As the crop-ripening time approaches, Tibetan farmers begin to celebrate the Ongkor Festival, which is prevalent in rural areas, especially in those areas along the middle reach of the Yarlung Zangbo River and Lhasa River Valley.
In Tibetan language, "Ong" means the field and "Kor" means walking around, so it means walking around the crop fields to express the farmers' yearning for a good harvest.
Each year at the crop-ripening time, often falls on the sixth or seventh month of Tibetan calendar, the monks of the monasteries nearby will select an auspicious day to stage the festival, during which the people, all dressed up, carrying barley beer and food, follow the monks, who hold high the Buddhist images, scriptures and prayer flags, and march around their ripening fields and yell for the deity's and Buddha's blessing.
Afterwards, they will have horse racing, archery contests and song and dance performances all night, shifting the atmosphere from solemnity to joyfulness.

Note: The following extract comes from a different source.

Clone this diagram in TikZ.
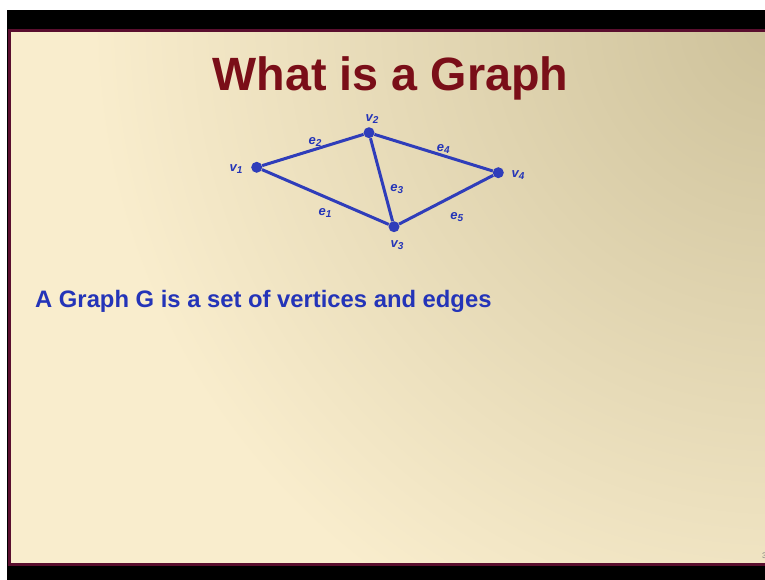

The date of the festival in different places varies according to ripening of the crops. As long as you don't mind running from one place to another, you may possibly participate in several Ongkor festivals in a string.
Festival of birds
The festival for worship of birds is called in Chinese ’yingniao jie.’ It is a religious festival that is special to the Bon or Bonpo community, which still practices the original pre-Buddhist religion of Tibet known as Bön. During this festival, cuckoo, the spring bird, which is considered the king of all birds arrives in the naidong qiasalakang temple in Tsedang, the Bird’s temple; according to a specific Tibetan calendar date, corresponding to May as per Gregorian calendar. The festival is also observed in a different month at the Reting Monastery and celebrated till the Cuckoo is seen chirping and accepting food offerings in the monastery grounds. The bird temple has a large Buddha statue cast by King Baikezan. On this occasion birds are given a red carpet welcome at Linka with a tribute of food items such as the Tibetan Highland barley, wheat, peas and other grains on a platter placed on a table. Two butter lamps are also lighted near the table. Two lamas are specially deputed from Lhasa to organise and perform this religious festival. The first cuckoo bird known locally as “Kuda” arrives as a messenger of the Cuckoo king of birds and after a survey of the arrangements made in the Linka, the chief Cuckoo bird arrives formally by performing “Xiezha” at the grounds where a table is set with offerings for the bird. Arrival of these spring birds every year and hearing its chirping is considered as an auspicious sign by the Tibetan people to usher a good cropping season; the birds have been the mascot for Tibetan people since ancient times.